La notizia di un possibile caso di corruzione legato alle cure ospedaliere e allo scavalcamento delle liste d’attesa, per avere la certezza di un intervento chirurgico che può salvare la vita di un degente, non mi indigna, mi fa proprio incazzare. L’indignazione è roba da intellettuali e credo di non appartenere alla categoria. Ma una volta accertato il reato e divenuta definitiva la condanna in casi del genere ti viene voglia di chiedere al giudice di non infliggere una condanna penale ma provocargli gli stessi stenti e le stesse sofferenze dei pazienti costretti a subire le angherie del Mengele di turno che gioca con la vita altrui trasformandola in un’occasione di arricchimento personale. Già me lo vedo l’ipotetico luminare, dal fare mellifluo, annunciare all’ammalato e ai suoi perenti, riuniti al capezzale, che è necessario un intervento urgente per evitare il peggio e concludere dicendo: “Purtroppo c’è una lunga lista d’attesa e non è possibile programmare l’operazione prima di un paio di mesi”. Dopo aver lanciato l’esca attende qualche istante, giusto il tempo di vedere calare sui volti degli interlocutori la più cupa disperazione, poi comincia a ruotare il galleggiante in modo da far abboccare i pesci all’amo. La formula magica, che apparentemente reca sollievo all’afflizione della preda (costruendo una trappola perfetta da cui non è possibile sottrarsi), ruota intorno ad un “però…”, detto con fare ammiccante. Insomma, è come se si ponesse il malato e la sua famiglia di fronte ad una scelta in cui il destino di vita o di morte dipenda solo dalla risposta del sofferente e non dalla trama ordita dalla perfidia del dottore. La lista è lunga, però con un “contributo volontario” si può accorciare e se l’esborso è davvero generoso si può arrivare in cima in un batter d’occhio e porre fine al calvario ospedaliero con una degenza estenuante. L’accordo, naturalmente, non avviene nei corridoi del reparto ma in qualche ambulatorio o stanza dove si patteggia in termini economici la data dell’intervento chirurgico.
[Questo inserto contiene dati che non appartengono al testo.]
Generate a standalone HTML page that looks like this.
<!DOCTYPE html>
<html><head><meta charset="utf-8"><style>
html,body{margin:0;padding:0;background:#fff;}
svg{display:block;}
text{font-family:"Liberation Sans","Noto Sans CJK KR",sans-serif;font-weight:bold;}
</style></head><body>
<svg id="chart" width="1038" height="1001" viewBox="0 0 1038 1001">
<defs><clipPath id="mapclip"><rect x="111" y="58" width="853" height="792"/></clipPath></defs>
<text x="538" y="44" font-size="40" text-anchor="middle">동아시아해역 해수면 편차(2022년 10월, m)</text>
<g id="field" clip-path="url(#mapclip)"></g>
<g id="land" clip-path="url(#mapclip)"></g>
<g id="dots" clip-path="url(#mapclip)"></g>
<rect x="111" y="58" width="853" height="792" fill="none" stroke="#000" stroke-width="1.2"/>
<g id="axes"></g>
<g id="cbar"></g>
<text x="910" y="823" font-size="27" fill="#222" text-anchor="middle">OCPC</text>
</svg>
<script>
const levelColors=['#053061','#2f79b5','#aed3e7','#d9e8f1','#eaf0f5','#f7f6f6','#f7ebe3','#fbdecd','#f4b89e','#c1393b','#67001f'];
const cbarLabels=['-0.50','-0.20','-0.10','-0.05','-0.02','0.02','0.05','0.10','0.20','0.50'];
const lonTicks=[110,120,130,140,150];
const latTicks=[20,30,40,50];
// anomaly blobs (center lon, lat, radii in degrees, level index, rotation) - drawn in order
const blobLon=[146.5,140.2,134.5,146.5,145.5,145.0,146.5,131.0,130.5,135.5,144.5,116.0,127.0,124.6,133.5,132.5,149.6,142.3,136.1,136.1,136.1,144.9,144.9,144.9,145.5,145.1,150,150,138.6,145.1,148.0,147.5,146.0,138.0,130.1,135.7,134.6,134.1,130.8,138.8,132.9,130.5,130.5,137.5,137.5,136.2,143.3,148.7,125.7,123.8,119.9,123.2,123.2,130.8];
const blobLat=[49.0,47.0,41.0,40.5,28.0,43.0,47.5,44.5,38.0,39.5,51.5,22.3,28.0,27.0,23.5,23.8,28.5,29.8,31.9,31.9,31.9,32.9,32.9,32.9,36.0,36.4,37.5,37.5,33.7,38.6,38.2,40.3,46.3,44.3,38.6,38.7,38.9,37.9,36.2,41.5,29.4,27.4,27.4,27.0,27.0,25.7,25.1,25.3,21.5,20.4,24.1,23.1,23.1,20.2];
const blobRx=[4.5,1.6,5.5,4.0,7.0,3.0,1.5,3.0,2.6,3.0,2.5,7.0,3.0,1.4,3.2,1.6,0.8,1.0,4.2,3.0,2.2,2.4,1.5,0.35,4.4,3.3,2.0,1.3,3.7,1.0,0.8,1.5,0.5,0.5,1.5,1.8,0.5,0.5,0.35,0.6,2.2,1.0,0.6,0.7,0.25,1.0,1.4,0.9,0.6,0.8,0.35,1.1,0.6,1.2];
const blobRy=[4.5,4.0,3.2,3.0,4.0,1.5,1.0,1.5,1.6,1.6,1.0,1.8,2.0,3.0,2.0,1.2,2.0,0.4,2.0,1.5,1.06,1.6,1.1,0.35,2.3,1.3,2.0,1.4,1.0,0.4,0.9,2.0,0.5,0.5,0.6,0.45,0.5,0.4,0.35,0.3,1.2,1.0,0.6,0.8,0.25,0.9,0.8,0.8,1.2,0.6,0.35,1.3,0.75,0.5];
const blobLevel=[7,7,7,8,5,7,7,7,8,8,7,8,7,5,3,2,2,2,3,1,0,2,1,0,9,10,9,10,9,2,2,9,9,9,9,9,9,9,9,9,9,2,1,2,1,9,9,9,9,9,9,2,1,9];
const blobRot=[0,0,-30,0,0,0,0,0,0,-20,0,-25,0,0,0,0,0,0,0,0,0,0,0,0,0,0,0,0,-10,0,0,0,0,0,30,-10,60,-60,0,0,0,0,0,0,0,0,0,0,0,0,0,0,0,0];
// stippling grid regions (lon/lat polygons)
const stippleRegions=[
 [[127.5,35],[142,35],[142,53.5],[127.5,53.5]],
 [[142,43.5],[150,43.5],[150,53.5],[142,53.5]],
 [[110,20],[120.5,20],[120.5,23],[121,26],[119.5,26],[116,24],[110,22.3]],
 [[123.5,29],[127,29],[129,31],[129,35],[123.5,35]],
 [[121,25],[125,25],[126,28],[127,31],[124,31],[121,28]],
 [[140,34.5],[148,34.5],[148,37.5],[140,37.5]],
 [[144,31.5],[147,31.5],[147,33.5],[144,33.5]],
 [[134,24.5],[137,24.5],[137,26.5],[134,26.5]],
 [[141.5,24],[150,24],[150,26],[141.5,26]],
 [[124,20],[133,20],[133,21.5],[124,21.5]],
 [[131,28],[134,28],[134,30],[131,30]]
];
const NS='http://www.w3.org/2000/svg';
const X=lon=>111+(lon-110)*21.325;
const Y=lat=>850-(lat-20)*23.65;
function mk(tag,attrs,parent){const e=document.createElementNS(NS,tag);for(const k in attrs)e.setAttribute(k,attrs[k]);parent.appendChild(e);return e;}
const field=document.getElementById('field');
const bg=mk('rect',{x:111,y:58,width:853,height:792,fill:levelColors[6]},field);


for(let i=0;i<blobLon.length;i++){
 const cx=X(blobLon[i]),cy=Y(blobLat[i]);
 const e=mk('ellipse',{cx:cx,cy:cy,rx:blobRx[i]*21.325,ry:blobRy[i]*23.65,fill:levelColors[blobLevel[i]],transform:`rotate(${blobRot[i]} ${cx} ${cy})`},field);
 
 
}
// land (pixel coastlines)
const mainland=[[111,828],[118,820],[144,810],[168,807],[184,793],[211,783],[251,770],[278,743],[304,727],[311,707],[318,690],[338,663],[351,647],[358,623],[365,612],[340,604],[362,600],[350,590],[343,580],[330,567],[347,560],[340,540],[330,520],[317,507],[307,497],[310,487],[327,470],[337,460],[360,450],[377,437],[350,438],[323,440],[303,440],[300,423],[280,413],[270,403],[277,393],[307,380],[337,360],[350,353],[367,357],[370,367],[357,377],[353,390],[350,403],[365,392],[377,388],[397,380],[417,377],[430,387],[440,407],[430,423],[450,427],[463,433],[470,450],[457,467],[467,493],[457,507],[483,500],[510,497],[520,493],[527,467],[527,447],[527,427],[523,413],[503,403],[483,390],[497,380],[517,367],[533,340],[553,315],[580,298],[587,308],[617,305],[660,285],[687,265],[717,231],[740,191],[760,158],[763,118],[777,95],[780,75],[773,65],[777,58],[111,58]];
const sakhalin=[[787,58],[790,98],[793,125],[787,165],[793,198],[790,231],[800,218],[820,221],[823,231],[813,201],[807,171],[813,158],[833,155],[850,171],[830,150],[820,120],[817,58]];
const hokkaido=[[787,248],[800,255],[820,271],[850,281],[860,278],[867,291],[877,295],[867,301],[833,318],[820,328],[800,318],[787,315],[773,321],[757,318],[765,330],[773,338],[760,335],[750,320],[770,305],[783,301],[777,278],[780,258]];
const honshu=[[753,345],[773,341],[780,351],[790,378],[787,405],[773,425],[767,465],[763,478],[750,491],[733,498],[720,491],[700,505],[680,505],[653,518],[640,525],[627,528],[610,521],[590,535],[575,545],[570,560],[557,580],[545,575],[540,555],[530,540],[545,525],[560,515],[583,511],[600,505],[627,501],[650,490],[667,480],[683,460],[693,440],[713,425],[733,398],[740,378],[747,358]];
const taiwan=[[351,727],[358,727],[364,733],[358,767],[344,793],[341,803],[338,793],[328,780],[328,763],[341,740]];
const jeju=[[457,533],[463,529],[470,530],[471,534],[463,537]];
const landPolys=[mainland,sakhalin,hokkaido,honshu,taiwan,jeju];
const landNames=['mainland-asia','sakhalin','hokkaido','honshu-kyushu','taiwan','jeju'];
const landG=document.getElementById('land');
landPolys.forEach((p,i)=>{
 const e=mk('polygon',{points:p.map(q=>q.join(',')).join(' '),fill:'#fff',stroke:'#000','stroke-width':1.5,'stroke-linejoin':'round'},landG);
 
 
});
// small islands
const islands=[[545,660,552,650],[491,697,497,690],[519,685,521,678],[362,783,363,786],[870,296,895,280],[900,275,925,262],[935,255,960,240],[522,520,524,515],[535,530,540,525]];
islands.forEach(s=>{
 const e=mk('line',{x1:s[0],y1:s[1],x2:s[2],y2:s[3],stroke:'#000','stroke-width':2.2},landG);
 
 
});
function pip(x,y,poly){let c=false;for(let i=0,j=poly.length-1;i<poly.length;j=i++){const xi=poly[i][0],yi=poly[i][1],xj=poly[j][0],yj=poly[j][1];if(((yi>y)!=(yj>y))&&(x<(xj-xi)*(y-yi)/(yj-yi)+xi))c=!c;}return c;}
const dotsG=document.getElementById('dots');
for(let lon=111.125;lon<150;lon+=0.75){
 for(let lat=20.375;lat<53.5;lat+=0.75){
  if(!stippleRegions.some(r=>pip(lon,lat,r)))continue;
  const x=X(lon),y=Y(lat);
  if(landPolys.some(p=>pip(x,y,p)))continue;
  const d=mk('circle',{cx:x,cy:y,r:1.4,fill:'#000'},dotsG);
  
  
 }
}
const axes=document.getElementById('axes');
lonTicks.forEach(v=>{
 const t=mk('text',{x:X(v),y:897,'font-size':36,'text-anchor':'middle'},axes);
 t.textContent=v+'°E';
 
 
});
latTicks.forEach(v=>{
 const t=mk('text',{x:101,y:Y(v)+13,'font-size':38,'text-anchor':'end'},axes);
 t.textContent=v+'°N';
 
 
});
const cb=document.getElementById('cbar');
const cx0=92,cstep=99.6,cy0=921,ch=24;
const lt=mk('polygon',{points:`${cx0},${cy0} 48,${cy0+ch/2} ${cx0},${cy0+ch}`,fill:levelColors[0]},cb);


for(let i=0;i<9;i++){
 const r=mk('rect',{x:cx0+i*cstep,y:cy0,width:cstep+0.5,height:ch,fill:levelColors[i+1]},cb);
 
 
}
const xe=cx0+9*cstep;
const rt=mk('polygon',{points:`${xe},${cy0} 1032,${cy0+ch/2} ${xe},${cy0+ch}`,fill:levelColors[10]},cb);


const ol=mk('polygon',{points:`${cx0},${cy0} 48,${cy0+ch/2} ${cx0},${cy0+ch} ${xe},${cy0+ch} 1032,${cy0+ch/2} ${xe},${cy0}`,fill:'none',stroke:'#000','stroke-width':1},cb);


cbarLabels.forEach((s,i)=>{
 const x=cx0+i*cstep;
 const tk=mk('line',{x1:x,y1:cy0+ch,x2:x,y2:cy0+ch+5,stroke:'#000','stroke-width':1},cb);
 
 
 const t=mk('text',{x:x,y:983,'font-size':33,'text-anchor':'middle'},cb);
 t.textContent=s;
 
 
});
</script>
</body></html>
Tutto gira intorno alle capacità reddituali e alla rete di protezione familiare: se sei un libero professionista, un imprenditore o hai qualche santo in paradiso te ne fotti del ricatto perché prima o poi al signore in questione gli “restituisci” il favore; se sei un impiegato, un precario, un pensionato, al contrario, sei fottuto perché non hai la capacità contrattuale (i soldi e il potere) per chiudere la partita a tuo favore; a meno che, per paura di tirare le cuoia, non decida di indebitarti trascinando nel vortice anche i tuoi parenti. Ed allora è possibile che troverai qualche buona anima (un assistente o un infermiere o un finto benefattore) pronta a prestarti il denaro di cui hai bisogno per scalare la montagna e fregare, appagando l’istinto di sopravvivenza, tutti gli altri che rimangono indietro. Quando avrai consegnato la busta con il denaro contante avrai la sensazione di sentirti già meglio, sicuro che quel dato giorno entrerai in sala operatoria per uscirne sano e salvo. Non conta se devi dare a qualcuno il trecento percento di interessi su una cifra che si aggira tra i duemila e i cinquemila euro, se ti va bene. Come si dice: quando c’è la salute… Con il passare del tempo, però, quel debito, che ti ha restituito la gioia di vivere, comincia ad essere una dannazione: non riesci ad estinguerlo, né puoi denunciare l’accaduto perché, in fondo, con quei soldi presi ad usura sei diventato parte attiva di un sistema di corruzione che ti ha curato a danno di altri rimasti in attesa. Chi sfrutta la malattia per accrescere la propria ricchezza è un mostro: abusa della debolezza fisica e della prostrazione psicologica, personale e familiare, pur sapendo di compiere un abominio. Si tratta di una minoranza, è vero, ma è una minoranza che rischia di far ombra all’intera categoria dalla quale ci aspettiamo uno scatto di orgoglio in nome di Ippocrate e soprattutto del buon senso.